Tuesday, February 17, 2015

Federal debt; military bases

Federal debt
Feb. 3, 2015: The Wall Street Journal reported that a White House analysis projects that interest payments on the national debt, about $210 billion for 2015, will increase to about $600 billion by 2021 and about $790 billion by 2025. The 2021 amount is roughly equal to projected defense and nondefense discretionary spending for that year. The projections suggest that the competition between debt service obligations, defense spending and discretionary spending will be fierce.

Under the circumstances, one might think that Congress and the President would instantly jump at any opportunity to increase revenues without raising taxes or passing major legislation. Unfortunately, if one though that, one would be wrong. Each year Congress knowingly allows hundreds of billions in tax revenues to go uncollected. IRS net tax gap (tax evasion) data for 2001 was $290 billion and $385 billion in 2006, an increase of $19 billion/year. At that rate of increase, the tax gap, Congress' annual gift to tax cheats, would be $537 billion for 2014. To collect most of that, all Congress would need to do is to increase the IRS's budget for tax law enforcement. Instead of enforcing existing law, Congress intentionally limits the IRS enforcement budget, thereby allowing tax cheats to steal hundreds of billions each year from honest U.S. taxpayers. This bipartisan game has been going on for years. Not surprisingly, the situation undermines public trust in the tax system and in the rule of law. Obviously, some of the spending that the lost tax revenue could have paid for is financed by debt.

A reasonable conclusion is that Congress annually permits hundreds of billions of theft from taxpayers and resulting added debt because it reflects Congressional incompetence and/or it serves the interests of people in Congress, e.g., pandering for re-election, corrupt payback to campaign contributors or whatever else the case may be.

Military installations
Feb. 7, 2015: The New York Times reported that Pentagon officials have asked Congress for permission to inventory all military installations with the goal of shedding unneeded installations and saving billions in operation costs each year. The Pentagon has about 562,000 facilities worldwide and they cover about 24.7 million acres. That is about the size of Virginia. Congress blocks attempts to allow the DoD to do the inventory.

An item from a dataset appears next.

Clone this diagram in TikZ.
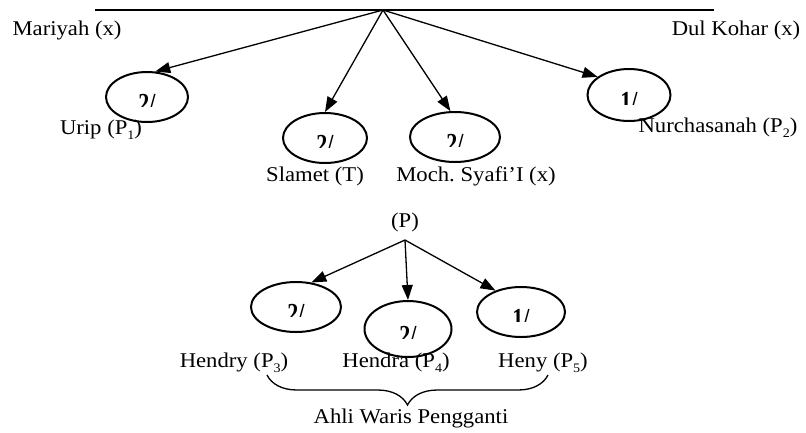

The NYT article implies that Congress prevents an inventory because doing that could be the first step leading to base closings in affected Congressional voting districts.

A reasonable conclusion is, as the NYT implies, that Congress annually defends billions in Pentagon waste because it reflects their incompetence and/or it serves their interests, e.g., pandering for re-election, corrupt payback to campaign contributors or whatever else the case may be.